## SET TASK
Output each line exactly as it appears, skipping any embedded picture.

## AVAILABLE DATA
---*---
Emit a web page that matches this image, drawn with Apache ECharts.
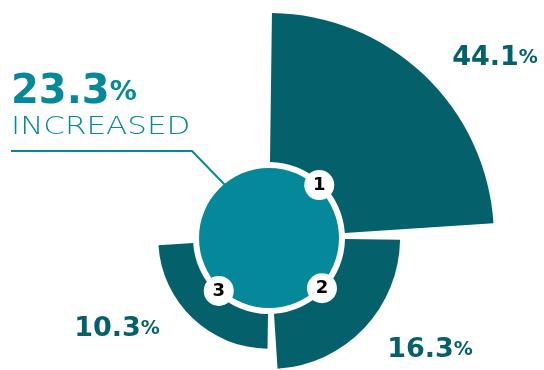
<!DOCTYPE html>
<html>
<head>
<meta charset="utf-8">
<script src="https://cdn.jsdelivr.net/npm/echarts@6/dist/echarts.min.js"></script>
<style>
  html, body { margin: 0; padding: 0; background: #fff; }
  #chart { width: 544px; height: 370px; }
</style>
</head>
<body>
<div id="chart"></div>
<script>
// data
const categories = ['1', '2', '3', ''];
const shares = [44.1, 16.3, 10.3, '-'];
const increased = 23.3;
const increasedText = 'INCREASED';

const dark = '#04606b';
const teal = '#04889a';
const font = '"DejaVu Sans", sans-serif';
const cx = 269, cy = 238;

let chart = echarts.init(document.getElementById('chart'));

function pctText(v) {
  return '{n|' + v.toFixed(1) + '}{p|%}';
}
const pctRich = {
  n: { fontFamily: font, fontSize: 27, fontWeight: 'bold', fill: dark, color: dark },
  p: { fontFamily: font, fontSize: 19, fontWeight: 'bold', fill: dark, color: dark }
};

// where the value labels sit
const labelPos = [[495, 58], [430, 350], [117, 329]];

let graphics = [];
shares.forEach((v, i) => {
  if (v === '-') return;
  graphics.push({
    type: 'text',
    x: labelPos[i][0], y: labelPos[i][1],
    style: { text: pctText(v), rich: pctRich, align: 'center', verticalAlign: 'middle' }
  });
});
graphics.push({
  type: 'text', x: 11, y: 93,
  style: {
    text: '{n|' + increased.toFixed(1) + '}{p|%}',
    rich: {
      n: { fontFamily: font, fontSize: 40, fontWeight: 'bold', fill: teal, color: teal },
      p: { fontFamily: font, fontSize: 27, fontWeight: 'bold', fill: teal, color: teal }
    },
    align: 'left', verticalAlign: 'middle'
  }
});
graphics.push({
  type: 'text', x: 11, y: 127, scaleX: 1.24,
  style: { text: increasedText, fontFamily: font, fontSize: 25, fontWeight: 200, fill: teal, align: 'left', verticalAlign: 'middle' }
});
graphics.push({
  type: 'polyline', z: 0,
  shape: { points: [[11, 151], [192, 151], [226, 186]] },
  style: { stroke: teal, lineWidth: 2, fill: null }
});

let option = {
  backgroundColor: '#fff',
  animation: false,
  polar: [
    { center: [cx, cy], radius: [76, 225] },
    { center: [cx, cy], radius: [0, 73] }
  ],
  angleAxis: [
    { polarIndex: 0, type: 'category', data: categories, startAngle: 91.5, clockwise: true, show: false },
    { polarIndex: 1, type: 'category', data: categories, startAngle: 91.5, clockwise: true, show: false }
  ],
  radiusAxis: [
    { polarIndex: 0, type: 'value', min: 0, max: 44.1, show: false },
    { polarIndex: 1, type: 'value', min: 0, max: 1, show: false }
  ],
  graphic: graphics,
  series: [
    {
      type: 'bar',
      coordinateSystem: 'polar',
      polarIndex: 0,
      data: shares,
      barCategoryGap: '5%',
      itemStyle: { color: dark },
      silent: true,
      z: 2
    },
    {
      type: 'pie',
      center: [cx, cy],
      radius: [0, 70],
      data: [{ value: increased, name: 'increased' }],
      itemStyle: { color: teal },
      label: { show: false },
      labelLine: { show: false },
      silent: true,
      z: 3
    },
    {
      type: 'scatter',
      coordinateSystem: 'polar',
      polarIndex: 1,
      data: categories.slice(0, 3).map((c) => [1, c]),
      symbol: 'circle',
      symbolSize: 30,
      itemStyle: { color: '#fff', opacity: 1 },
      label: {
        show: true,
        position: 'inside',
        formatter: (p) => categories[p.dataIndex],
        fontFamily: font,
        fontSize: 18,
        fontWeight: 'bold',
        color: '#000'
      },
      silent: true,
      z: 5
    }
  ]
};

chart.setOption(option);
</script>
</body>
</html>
---*---
## RESULT OF THIS EXERCISE
Emit a web page that matches this image, drawn with Apache ECharts.
<!DOCTYPE html>
<html>
<head>
<meta charset="utf-8">
<script src="https://cdn.jsdelivr.net/npm/echarts@6/dist/echarts.min.js"></script>
<style>
  html, body { margin: 0; padding: 0; background: #fff; }
  #chart { width: 544px; height: 370px; }
</style>
</head>
<body>
<div id="chart"></div>
<script>
// data
const categories = ['1', '2', '3', ''];
const shares = [44.1, 16.3, 10.3, '-'];
const increased = 23.3;
const increasedText = 'INCREASED';

const dark = '#04606b';
const teal = '#04889a';
const font = '"DejaVu Sans", sans-serif';
const cx = 269, cy = 238;

let chart = echarts.init(document.getElementById('chart'));

function pctText(v) {
  return '{n|' + v.toFixed(1) + '}{p|%}';
}
const pctRich = {
  n: { fontFamily: font, fontSize: 27, fontWeight: 'bold', fill: dark, color: dark },
  p: { fontFamily: font, fontSize: 19, fontWeight: 'bold', fill: dark, color: dark }
};

// where the value labels sit
const labelPos = [[495, 58], [430, 350], [117, 329]];

let graphics = [];
shares.forEach((v, i) => {
  if (v === '-') return;
  graphics.push({
    type: 'text',
    x: labelPos[i][0], y: labelPos[i][1],
    style: { text: pctText(v), rich: pctRich, align: 'center', verticalAlign: 'middle' }
  });
});
graphics.push({
  type: 'text', x: 11, y: 93,
  style: {
    text: '{n|' + increased.toFixed(1) + '}{p|%}',
    rich: {
      n: { fontFamily: font, fontSize: 40, fontWeight: 'bold', fill: teal, color: teal },
      p: { fontFamily: font, fontSize: 27, fontWeight: 'bold', fill: teal, color: teal }
    },
    align: 'left', verticalAlign: 'middle'
  }
});
graphics.push({
  type: 'text', x: 11, y: 127, scaleX: 1.24,
  style: { text: increasedText, fontFamily: font, fontSize: 25, fontWeight: 200, fill: teal, align: 'left', verticalAlign: 'middle' }
});
graphics.push({
  type: 'polyline', z: 0,
  shape: { points: [[11, 151], [192, 151], [226, 186]] },
  style: { stroke: teal, lineWidth: 2, fill: null }
});

let option = {
  backgroundColor: '#fff',
  animation: false,
  polar: [
    { center: [cx, cy], radius: [76, 225] },
    { center: [cx, cy], radius: [0, 73] }
  ],
  angleAxis: [
    { polarIndex: 0, type: 'category', data: categories, startAngle: 91.5, clockwise: true, show: false },
    { polarIndex: 1, type: 'category', data: categories, startAngle: 91.5, clockwise: true, show: false }
  ],
  radiusAxis: [
    { polarIndex: 0, type: 'value', min: 0, max: 44.1, show: false },
    { polarIndex: 1, type: 'value', min: 0, max: 1, show: false }
  ],
  graphic: graphics,
  series: [
    {
      type: 'bar',
      coordinateSystem: 'polar',
      polarIndex: 0,
      data: shares,
      barCategoryGap: '5%',
      itemStyle: { color: dark },
      silent: true,
      z: 2
    },
    {
      type: 'pie',
      center: [cx, cy],
      radius: [0, 70],
      data: [{ value: increased, name: 'increased' }],
      itemStyle: { color: teal },
      label: { show: false },
      labelLine: { show: false },
      silent: true,
      z: 3
    },
    {
      type: 'scatter',
      coordinateSystem: 'polar',
      polarIndex: 1,
      data: categories.slice(0, 3).map((c) => [1, c]),
      symbol: 'circle',
      symbolSize: 30,
      itemStyle: { color: '#fff', opacity: 1 },
      label: {
        show: true,
        position: 'inside',
        formatter: (p) => categories[p.dataIndex],
        fontFamily: font,
        fontSize: 18,
        fontWeight: 'bold',
        color: '#000'
      },
      silent: true,
      z: 5
    }
  ]
};

chart.setOption(option);
</script>
</body>
</html>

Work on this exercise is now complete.